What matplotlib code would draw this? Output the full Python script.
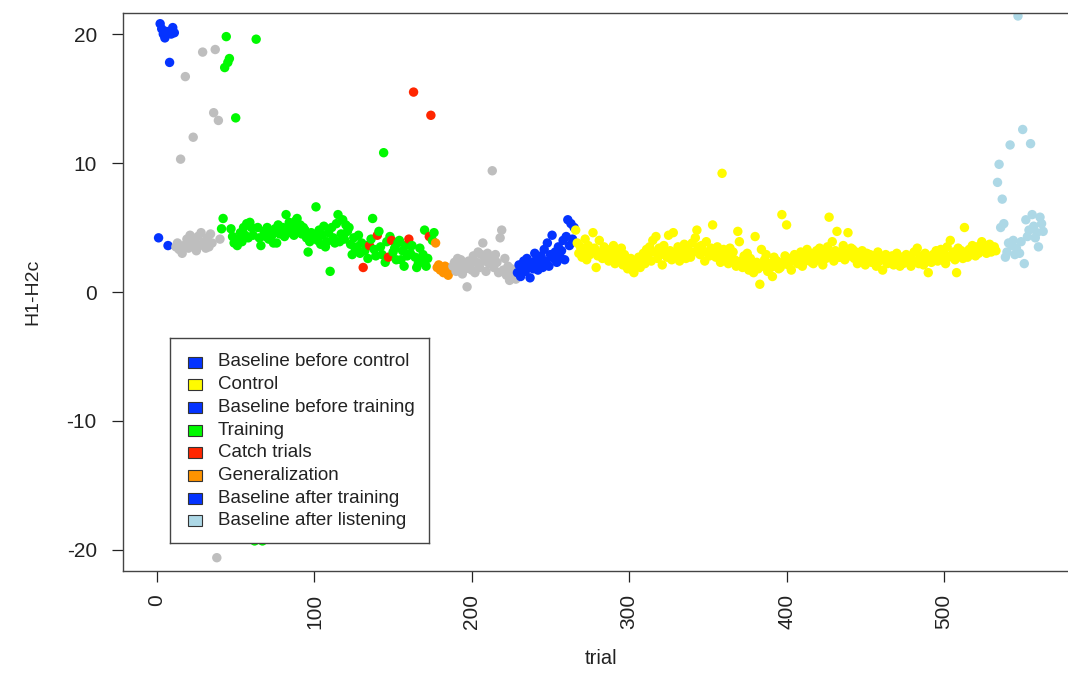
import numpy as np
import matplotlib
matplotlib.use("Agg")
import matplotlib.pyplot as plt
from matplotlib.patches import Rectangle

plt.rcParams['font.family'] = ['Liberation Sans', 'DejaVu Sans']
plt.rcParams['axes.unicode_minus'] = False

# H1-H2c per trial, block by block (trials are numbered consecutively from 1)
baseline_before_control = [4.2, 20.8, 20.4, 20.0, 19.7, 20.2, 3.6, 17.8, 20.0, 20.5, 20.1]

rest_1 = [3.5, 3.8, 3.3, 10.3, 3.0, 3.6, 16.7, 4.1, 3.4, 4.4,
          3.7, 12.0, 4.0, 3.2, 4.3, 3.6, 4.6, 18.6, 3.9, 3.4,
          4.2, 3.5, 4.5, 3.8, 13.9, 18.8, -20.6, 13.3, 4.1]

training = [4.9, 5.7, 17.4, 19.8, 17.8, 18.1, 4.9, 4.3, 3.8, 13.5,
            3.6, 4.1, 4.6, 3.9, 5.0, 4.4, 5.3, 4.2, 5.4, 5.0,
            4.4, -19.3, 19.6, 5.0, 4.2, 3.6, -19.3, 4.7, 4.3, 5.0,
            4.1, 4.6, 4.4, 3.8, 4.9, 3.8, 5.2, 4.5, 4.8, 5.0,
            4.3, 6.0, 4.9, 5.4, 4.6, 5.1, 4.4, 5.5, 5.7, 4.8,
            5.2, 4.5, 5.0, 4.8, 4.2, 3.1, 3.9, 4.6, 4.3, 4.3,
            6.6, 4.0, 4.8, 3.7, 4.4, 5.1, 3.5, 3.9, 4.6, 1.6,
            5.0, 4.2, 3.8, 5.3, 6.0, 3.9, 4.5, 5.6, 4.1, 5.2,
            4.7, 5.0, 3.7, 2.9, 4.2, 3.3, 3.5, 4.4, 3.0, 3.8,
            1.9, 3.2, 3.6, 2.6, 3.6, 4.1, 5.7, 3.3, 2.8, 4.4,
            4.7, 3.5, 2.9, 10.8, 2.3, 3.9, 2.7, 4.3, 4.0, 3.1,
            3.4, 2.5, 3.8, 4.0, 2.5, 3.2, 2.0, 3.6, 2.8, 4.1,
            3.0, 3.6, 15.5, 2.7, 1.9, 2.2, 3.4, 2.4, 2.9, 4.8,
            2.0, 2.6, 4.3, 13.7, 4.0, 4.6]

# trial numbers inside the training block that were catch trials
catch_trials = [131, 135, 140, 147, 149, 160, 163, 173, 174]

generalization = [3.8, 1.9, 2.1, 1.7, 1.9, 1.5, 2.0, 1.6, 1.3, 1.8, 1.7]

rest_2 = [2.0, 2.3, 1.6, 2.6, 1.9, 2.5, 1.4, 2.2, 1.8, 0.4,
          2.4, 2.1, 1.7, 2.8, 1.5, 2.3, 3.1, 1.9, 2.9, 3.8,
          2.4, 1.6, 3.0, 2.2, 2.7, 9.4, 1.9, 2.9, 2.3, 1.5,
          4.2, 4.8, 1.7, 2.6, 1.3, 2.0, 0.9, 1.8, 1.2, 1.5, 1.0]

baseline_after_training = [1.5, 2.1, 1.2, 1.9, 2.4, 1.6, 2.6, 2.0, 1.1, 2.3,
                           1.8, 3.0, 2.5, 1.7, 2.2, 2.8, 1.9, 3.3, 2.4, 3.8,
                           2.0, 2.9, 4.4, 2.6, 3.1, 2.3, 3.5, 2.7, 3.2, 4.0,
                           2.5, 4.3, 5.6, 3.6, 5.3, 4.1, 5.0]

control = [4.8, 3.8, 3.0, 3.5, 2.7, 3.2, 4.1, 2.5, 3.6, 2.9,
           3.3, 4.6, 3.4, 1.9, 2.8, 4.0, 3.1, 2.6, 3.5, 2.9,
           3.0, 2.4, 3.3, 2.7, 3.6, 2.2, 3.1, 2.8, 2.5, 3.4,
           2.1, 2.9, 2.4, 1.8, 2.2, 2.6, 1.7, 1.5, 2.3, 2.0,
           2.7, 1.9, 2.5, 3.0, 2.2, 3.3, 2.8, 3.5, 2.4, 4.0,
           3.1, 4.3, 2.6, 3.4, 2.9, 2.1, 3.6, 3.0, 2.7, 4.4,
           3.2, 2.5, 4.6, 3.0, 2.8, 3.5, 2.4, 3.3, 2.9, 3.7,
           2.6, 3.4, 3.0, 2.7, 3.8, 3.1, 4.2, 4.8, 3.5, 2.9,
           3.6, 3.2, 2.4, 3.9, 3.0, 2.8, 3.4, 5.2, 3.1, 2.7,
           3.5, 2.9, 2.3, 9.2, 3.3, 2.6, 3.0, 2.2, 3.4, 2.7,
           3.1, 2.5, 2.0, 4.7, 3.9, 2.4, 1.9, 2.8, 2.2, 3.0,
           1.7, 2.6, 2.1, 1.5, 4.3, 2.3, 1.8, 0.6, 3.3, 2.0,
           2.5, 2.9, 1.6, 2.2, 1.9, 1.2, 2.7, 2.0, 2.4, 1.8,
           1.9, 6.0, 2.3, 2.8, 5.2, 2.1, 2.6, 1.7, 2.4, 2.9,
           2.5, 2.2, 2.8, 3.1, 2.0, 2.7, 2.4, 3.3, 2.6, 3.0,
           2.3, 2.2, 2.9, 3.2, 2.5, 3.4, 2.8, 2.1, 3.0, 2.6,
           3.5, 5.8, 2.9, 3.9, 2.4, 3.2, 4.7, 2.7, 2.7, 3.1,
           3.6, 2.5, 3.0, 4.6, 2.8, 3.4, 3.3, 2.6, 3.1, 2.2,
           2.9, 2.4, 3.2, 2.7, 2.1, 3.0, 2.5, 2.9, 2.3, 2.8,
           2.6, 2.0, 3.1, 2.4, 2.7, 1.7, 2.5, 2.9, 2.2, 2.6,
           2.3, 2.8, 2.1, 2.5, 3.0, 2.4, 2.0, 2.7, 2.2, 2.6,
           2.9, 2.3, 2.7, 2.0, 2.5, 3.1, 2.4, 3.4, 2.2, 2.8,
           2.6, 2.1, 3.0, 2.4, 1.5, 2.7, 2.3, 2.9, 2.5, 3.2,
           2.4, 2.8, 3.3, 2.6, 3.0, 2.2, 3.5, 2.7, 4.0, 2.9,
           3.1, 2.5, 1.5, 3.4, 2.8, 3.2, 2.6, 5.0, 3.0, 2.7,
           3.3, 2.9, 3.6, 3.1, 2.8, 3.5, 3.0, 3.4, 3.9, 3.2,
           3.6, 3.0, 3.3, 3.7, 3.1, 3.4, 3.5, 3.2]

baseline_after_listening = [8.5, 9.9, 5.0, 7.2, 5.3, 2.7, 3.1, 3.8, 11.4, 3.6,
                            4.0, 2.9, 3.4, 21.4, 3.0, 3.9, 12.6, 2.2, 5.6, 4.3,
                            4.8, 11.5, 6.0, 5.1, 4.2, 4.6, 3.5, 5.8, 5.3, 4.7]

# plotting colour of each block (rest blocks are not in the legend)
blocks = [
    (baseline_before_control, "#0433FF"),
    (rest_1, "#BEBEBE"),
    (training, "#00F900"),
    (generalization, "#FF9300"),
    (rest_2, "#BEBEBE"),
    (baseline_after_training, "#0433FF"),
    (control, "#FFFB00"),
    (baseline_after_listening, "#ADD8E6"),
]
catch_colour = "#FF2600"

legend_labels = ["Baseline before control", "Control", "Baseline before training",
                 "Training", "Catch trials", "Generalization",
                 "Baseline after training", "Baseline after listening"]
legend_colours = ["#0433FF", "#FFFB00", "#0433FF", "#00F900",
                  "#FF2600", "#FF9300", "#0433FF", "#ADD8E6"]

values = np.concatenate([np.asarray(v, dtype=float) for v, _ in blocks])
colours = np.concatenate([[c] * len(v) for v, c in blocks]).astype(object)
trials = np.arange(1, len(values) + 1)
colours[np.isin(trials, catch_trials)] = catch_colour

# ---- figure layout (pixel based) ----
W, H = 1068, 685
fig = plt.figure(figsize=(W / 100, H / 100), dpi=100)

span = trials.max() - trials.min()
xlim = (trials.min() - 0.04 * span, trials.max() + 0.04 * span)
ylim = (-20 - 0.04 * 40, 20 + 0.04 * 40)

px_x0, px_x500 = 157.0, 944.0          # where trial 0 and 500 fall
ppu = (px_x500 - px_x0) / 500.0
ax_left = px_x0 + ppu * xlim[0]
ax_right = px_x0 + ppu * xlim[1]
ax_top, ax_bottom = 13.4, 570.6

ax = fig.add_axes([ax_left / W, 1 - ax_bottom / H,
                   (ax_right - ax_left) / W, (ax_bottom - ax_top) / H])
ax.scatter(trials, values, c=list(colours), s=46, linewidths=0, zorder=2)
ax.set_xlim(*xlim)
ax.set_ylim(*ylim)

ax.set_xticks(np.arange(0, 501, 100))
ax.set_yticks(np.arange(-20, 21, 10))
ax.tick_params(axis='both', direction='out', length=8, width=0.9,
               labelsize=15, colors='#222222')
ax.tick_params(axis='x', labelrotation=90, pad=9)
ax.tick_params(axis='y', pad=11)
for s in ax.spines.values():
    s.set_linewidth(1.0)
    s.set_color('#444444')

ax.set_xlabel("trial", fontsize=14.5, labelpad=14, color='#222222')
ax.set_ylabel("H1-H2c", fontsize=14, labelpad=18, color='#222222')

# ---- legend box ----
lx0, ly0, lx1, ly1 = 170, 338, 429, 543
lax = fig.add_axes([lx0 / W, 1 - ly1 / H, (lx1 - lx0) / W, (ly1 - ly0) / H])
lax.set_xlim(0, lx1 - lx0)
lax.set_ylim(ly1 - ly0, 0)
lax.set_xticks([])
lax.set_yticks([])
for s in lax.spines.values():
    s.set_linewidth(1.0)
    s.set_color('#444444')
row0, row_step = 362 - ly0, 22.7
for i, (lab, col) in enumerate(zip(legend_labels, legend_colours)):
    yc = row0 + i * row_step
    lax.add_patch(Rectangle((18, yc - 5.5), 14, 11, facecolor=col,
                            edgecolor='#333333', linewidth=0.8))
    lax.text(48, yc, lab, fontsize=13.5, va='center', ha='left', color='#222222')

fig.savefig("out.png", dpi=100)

◆ **Task description**:
Please restate the material above line by line, exactly, beginning at its first line and ending with the line that contains "plt.rcParams['axes.unicode_minus'] = False", without any pictures.

◆ **Correct result**:
What matplotlib code would draw this? Output the full Python script.
import numpy as np
import matplotlib
matplotlib.use("Agg")
import matplotlib.pyplot as plt
from matplotlib.patches import Rectangle

plt.rcParams['font.family'] = ['Liberation Sans', 'DejaVu Sans']
plt.rcParams['axes.unicode_minus'] = False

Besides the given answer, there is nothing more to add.